◆ **Source data**:

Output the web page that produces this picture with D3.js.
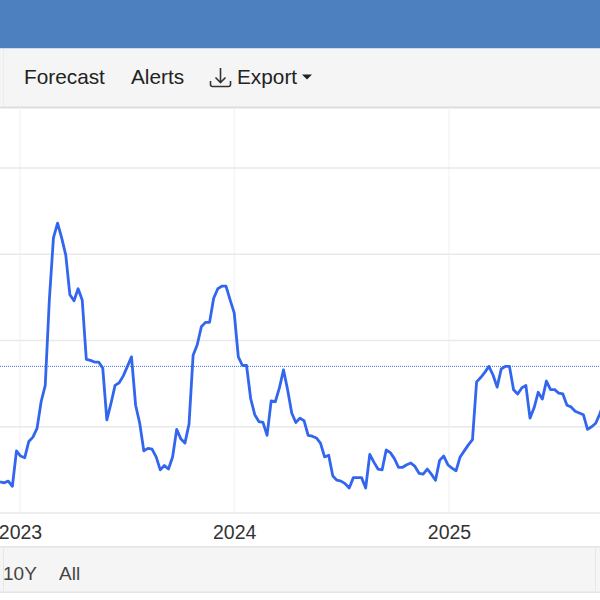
<!DOCTYPE html>
<html>
<head>
<meta charset="utf-8">
<script src="https://cdn.jsdelivr.net/npm/d3@7"></script>
<style>
  html, body { margin: 0; padding: 0; background: #fff; overflow: hidden; }
  svg { display: block; font-family: "Liberation Sans", Arial, sans-serif; }
</style>
</head>
<body>
<script>
// weekly readings, first one on the start date below
const startDate = "2022-11-28";
const values = [
  0.36, 0.35, 0.37, 0.31, 0.72, 0.66, 0.64, 0.83, 0.88, 0.98,
  1.29, 1.48, 2.47, 3.19, 3.36, 3.19, 2.99, 2.53, 2.46, 2.60,
  2.47, 1.78, 1.77, 1.75, 1.75, 1.68, 1.08, 1.27, 1.48, 1.51,
  1.59, 1.70, 1.81, 1.25, 1.04, 0.72, 0.75, 0.74, 0.65, 0.50,
  0.55, 0.51, 0.65, 0.97, 0.86, 0.81, 1.03, 1.83, 1.95, 2.16,
  2.21, 2.21, 2.49, 2.60, 2.63, 2.63, 2.47, 2.32, 1.81, 1.71,
  1.71, 1.33, 1.14, 1.06, 1.05, 0.90, 1.30, 1.29, 1.45, 1.66,
  1.43, 1.16, 1.05, 1.10, 1.07, 0.90, 0.89, 0.87, 0.81, 0.65,
  0.67, 0.43, 0.38, 0.37, 0.34, 0.29, 0.41, 0.41, 0.41, 0.29,
  0.68, 0.59, 0.51, 0.50, 0.73, 0.70, 0.63, 0.53, 0.53, 0.56,
  0.58, 0.54, 0.46, 0.45, 0.51, 0.45, 0.38, 0.61, 0.66, 0.56,
  0.52, 0.49, 0.65, 0.72, 0.79, 0.85, 1.52, 1.57, 1.63, 1.70,
  1.60, 1.46, 1.67, 1.70, 1.70, 1.43, 1.38, 1.45, 1.48, 1.10,
  1.22, 1.40, 1.32, 1.53, 1.43, 1.43, 1.39, 1.38, 1.25, 1.23,
  1.18, 1.16, 1.14, 0.97, 1.00, 1.04, 1.15, 1.28
];
const referenceLevel = 1.70;
const valueTicks = [0, 1, 2, 3, 4];
const yearTicks = [2023, 2024, 2025];
const rangeButtons = ["10Y", "All"];

const width = 600;
const height = 600;

const svg = d3.select("body").append("svg")
  .attr("width", width)
  .attr("height", height);

const parseDate = d3.timeParse("%Y-%m-%d");
const dates = values.map((d, i) => d3.timeDay.offset(parseDate(startDate), i * 7));

const x = d3.scaleTime()
  .domain([new Date(2023, 0, 1), new Date(2025, 0, 1)])
  .range([20, 449]);
const y = d3.scaleLinear()
  .domain([0, 4])
  .range([513, 168]);

// page chrome
svg.append("rect").attr("width", width).attr("height", 48.5).attr("fill", "#4d80bf");
svg.append("rect").attr("y", 48.5).attr("width", width).attr("height", 59).attr("fill", "#f5f5f5");
svg.append("rect").attr("y", 106.5).attr("width", width).attr("height", 2).attr("fill", "#dedede");
svg.append("rect").attr("y", 547).attr("width", width).attr("height", 45).attr("fill", "#f5f5f5");
svg.append("rect").attr("y", 546).attr("width", width).attr("height", 1.5).attr("fill", "#e4e4e4");
svg.append("rect").attr("y", 591.5).attr("width", width).attr("height", 1.5).attr("fill", "#e4e4e4");
svg.append("rect").attr("x", 3).attr("y", 49).attr("width", 1).attr("height", 57).attr("fill", "#ececec");
svg.append("rect").attr("x", 3).attr("y", 548).attr("width", 1).attr("height", 43).attr("fill", "#e6e6e6");
svg.append("rect").attr("x", 595).attr("y", 548).attr("width", 1).attr("height", 43).attr("fill", "#e6e6e6");

// toolbar
const toolbar = svg.append("g").attr("fill", "#222").style("font-size", "20.8px");
toolbar.append("text").attr("x", 24).attr("y", 84).text("Forecast");
toolbar.append("text").attr("x", 131).attr("y", 84).text("Alerts");
toolbar.append("text").attr("x", 237).attr("y", 84).text("Export");
svg.append("path")
  .attr("d", "M220.5 68v14M215.5 77.5l5 5 5-5M210.5 81v3.5q0 2 2 2h16q2 0 2-2V81")
  .attr("fill", "none").attr("stroke", "#333").attr("stroke-width", 1.6);
svg.append("path").attr("d", "M302 74.5h10l-5 5z").attr("fill", "#222");

// grid
const yearDates = yearTicks.map(d => new Date(d, 0, 1));
svg.append("g").selectAll("line").data(yearDates).join("line")
  .attr("x1", d => x(d)).attr("x2", d => x(d))
  .attr("y1", 108).attr("y2", 513)
  .attr("stroke", "#f0f0f4");
svg.append("g").selectAll("line").data(valueTicks).join("line")
  .attr("x1", 0).attr("x2", width)
  .attr("y1", d => y(d)).attr("y2", d => y(d))
  .attr("stroke", "#e9e9e9").attr("stroke-width", 1.5);

// x axis labels
const xAxis = d3.axisBottom(x)
  .tickValues(yearDates)
  .tickSize(0)
  .tickPadding(0)
  .tickFormat(d3.timeFormat("%Y"));
const xAxisG = svg.append("g").attr("transform", "translate(0,521.5)").call(xAxis);
xAxisG.select(".domain").remove();
xAxisG.selectAll("text")
  .attr("fill", "#333")
  .attr("dy", "0.9em")
  .style("font-family", "inherit")
  .style("font-size", "19.5px");

// dotted last-value line
svg.append("line")
  .attr("x1", 0).attr("x2", width)
  .attr("y1", y(referenceLevel)).attr("y2", y(referenceLevel))
  .attr("stroke", "#3f6fe8")
  .attr("stroke-dasharray", "1,1");

const line = d3.line()
  .x((d, i) => x(dates[i]))
  .y(d => y(d));

svg.append("path")
  .datum(values)
  .attr("d", line)
  .attr("fill", "none")
  .attr("stroke", "#3366ee")
  .attr("stroke-width", 2.8)
  .attr("stroke-linejoin", "round");

// range buttons
svg.append("g").attr("fill", "#444").style("font-size", "19px")
  .selectAll("text").data(rangeButtons).join("text")
  .attr("x", (d, i) => i === 0 ? 3 : 59)
  .attr("y", 580)
  .text(d => d);
</script>
</body>
</html>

◆ **What you should do**:
The data should be printed again unchanged; leave its pictures out.

◆ **Written reply**:
Output the web page that produces this picture with D3.js.
<!DOCTYPE html>
<html>
<head>
<meta charset="utf-8">
<script src="https://cdn.jsdelivr.net/npm/d3@7"></script>
<style>
  html, body { margin: 0; padding: 0; background: #fff; overflow: hidden; }
  svg { display: block; font-family: "Liberation Sans", Arial, sans-serif; }
</style>
</head>
<body>
<script>
// weekly readings, first one on the start date below
const startDate = "2022-11-28";
const values = [
  0.36, 0.35, 0.37, 0.31, 0.72, 0.66, 0.64, 0.83, 0.88, 0.98,
  1.29, 1.48, 2.47, 3.19, 3.36, 3.19, 2.99, 2.53, 2.46, 2.60,
  2.47, 1.78, 1.77, 1.75, 1.75, 1.68, 1.08, 1.27, 1.48, 1.51,
  1.59, 1.70, 1.81, 1.25, 1.04, 0.72, 0.75, 0.74, 0.65, 0.50,
  0.55, 0.51, 0.65, 0.97, 0.86, 0.81, 1.03, 1.83, 1.95, 2.16,
  2.21, 2.21, 2.49, 2.60, 2.63, 2.63, 2.47, 2.32, 1.81, 1.71,
  1.71, 1.33, 1.14, 1.06, 1.05, 0.90, 1.30, 1.29, 1.45, 1.66,
  1.43, 1.16, 1.05, 1.10, 1.07, 0.90, 0.89, 0.87, 0.81, 0.65,
  0.67, 0.43, 0.38, 0.37, 0.34, 0.29, 0.41, 0.41, 0.41, 0.29,
  0.68, 0.59, 0.51, 0.50, 0.73, 0.70, 0.63, 0.53, 0.53, 0.56,
  0.58, 0.54, 0.46, 0.45, 0.51, 0.45, 0.38, 0.61, 0.66, 0.56,
  0.52, 0.49, 0.65, 0.72, 0.79, 0.85, 1.52, 1.57, 1.63, 1.70,
  1.60, 1.46, 1.67, 1.70, 1.70, 1.43, 1.38, 1.45, 1.48, 1.10,
  1.22, 1.40, 1.32, 1.53, 1.43, 1.43, 1.39, 1.38, 1.25, 1.23,
  1.18, 1.16, 1.14, 0.97, 1.00, 1.04, 1.15, 1.28
];
const referenceLevel = 1.70;
const valueTicks = [0, 1, 2, 3, 4];
const yearTicks = [2023, 2024, 2025];
const rangeButtons = ["10Y", "All"];

const width = 600;
const height = 600;

const svg = d3.select("body").append("svg")
  .attr("width", width)
  .attr("height", height);

const parseDate = d3.timeParse("%Y-%m-%d");
const dates = values.map((d, i) => d3.timeDay.offset(parseDate(startDate), i * 7));

const x = d3.scaleTime()
  .domain([new Date(2023, 0, 1), new Date(2025, 0, 1)])
  .range([20, 449]);
const y = d3.scaleLinear()
  .domain([0, 4])
  .range([513, 168]);

// page chrome
svg.append("rect").attr("width", width).attr("height", 48.5).attr("fill", "#4d80bf");
svg.append("rect").attr("y", 48.5).attr("width", width).attr("height", 59).attr("fill", "#f5f5f5");
svg.append("rect").attr("y", 106.5).attr("width", width).attr("height", 2).attr("fill", "#dedede");
svg.append("rect").attr("y", 547).attr("width", width).attr("height", 45).attr("fill", "#f5f5f5");
svg.append("rect").attr("y", 546).attr("width", width).attr("height", 1.5).attr("fill", "#e4e4e4");
svg.append("rect").attr("y", 591.5).attr("width", width).attr("height", 1.5).attr("fill", "#e4e4e4");
svg.append("rect").attr("x", 3).attr("y", 49).attr("width", 1).attr("height", 57).attr("fill", "#ececec");
svg.append("rect").attr("x", 3).attr("y", 548).attr("width", 1).attr("height", 43).attr("fill", "#e6e6e6");
svg.append("rect").attr("x", 595).attr("y", 548).attr("width", 1).attr("height", 43).attr("fill", "#e6e6e6");

// toolbar
const toolbar = svg.append("g").attr("fill", "#222").style("font-size", "20.8px");
toolbar.append("text").attr("x", 24).attr("y", 84).text("Forecast");
toolbar.append("text").attr("x", 131).attr("y", 84).text("Alerts");
toolbar.append("text").attr("x", 237).attr("y", 84).text("Export");
svg.append("path")
  .attr("d", "M220.5 68v14M215.5 77.5l5 5 5-5M210.5 81v3.5q0 2 2 2h16q2 0 2-2V81")
  .attr("fill", "none").attr("stroke", "#333").attr("stroke-width", 1.6);
svg.append("path").attr("d", "M302 74.5h10l-5 5z").attr("fill", "#222");

// grid
const yearDates = yearTicks.map(d => new Date(d, 0, 1));
svg.append("g").selectAll("line").data(yearDates).join("line")
  .attr("x1", d => x(d)).attr("x2", d => x(d))
  .attr("y1", 108).attr("y2", 513)
  .attr("stroke", "#f0f0f4");
svg.append("g").selectAll("line").data(valueTicks).join("line")
  .attr("x1", 0).attr("x2", width)
  .attr("y1", d => y(d)).attr("y2", d => y(d))
  .attr("stroke", "#e9e9e9").attr("stroke-width", 1.5);

// x axis labels
const xAxis = d3.axisBottom(x)
  .tickValues(yearDates)
  .tickSize(0)
  .tickPadding(0)
  .tickFormat(d3.timeFormat("%Y"));
const xAxisG = svg.append("g").attr("transform", "translate(0,521.5)").call(xAxis);
xAxisG.select(".domain").remove();
xAxisG.selectAll("text")
  .attr("fill", "#333")
  .attr("dy", "0.9em")
  .style("font-family", "inherit")
  .style("font-size", "19.5px");

// dotted last-value line
svg.append("line")
  .attr("x1", 0).attr("x2", width)
  .attr("y1", y(referenceLevel)).attr("y2", y(referenceLevel))
  .attr("stroke", "#3f6fe8")
  .attr("stroke-dasharray", "1,1");

const line = d3.line()
  .x((d, i) => x(dates[i]))
  .y(d => y(d));

svg.append("path")
  .datum(values)
  .attr("d", line)
  .attr("fill", "none")
  .attr("stroke", "#3366ee")
  .attr("stroke-width", 2.8)
  .attr("stroke-linejoin", "round");

// range buttons
svg.append("g").attr("fill", "#444").style("font-size", "19px")
  .selectAll("text").data(rangeButtons).join("text")
  .attr("x", (d, i) => i === 0 ? 3 : 59)
  .attr("y", 580)
  .text(d => d);
</script>
</body>
</html>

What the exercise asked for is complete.